AugFL: Augmenting Federated Learning with Pretrained Models
Sheng Yue, Zerui Qin, Yongheng Deng, Ju Ren, Yaoxue Zhang, Junshan Zhang
TL;DR
This work tackles data scarcity in decentralized Federated Learning by leveraging server-hosted pretrained models (PMs) to enable personalized learning across heterogeneous clients. It formalizes PM-aided personalized FL as a regularized federated meta-learning problem and introduces AugFL, an inexact-ADMM algorithm that decouples the PM knowledge transfer to the server, achieving $\mathcal{O}(n)$ per-round complexity while keeping PM data private. The authors provide convergence guarantees to an $\epsilon$-FOSP in $\mathcal{O}(1/\epsilon^2)$ rounds, along with adaptation and knowledge-transfer bounds that quantify how PM information improves performance on a target client and reduces forgetting of the pretraining task. Empirical results on multiple benchmarks show that AugFL consistently outperforms baselines, with gains amplified by larger PMs and effective server-side transfer, underscoring the practical impact for privacy-preserving, scalable FL with external knowledge sources.
Abstract
Federated Learning (FL) has garnered widespread interest in recent years.
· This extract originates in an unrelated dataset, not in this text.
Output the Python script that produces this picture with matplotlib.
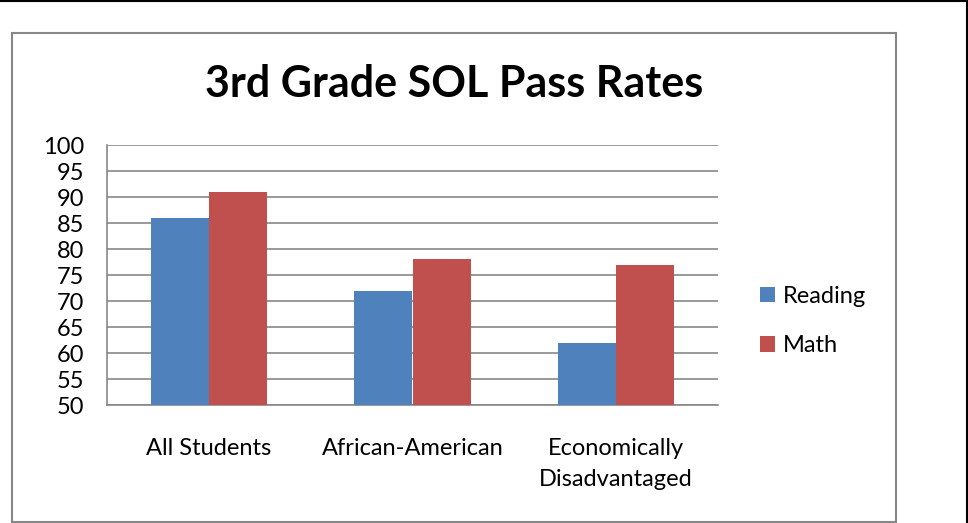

However, owing to strict privacy policies or limited storage capacities of training participants such as IoT devices, its effective deployment is often impeded by the scarcity of training data in practical decentralized learning environments. In this paper, we study enhancing FL with the aid of (large) pre-trained models (PMs), that encapsulate wealthy general/domain-agnostic knowledge, to alleviate the data requirement in conducting FL from scratch. Specifically, we consider a networked FL system formed by a central server and distributed clients. First, we formulate the PM-aided personalized FL as a regularization-based federated meta-learning problem, where clients join forces to learn a meta-model with knowledge transferred from a private PM stored at the server. Then, we develop an inexact-ADMM-based algorithm, AugFL, to optimize the problem with no need to expose the PM or incur additional computational costs to local clients. Further, we establish theoretical guarantees for AugFL in terms of communication complexity, adaptation performance, and the benefit of knowledge transfer in general non-convex cases. Extensive experiments corroborate the efficacy and superiority of AugFL over existing baselines.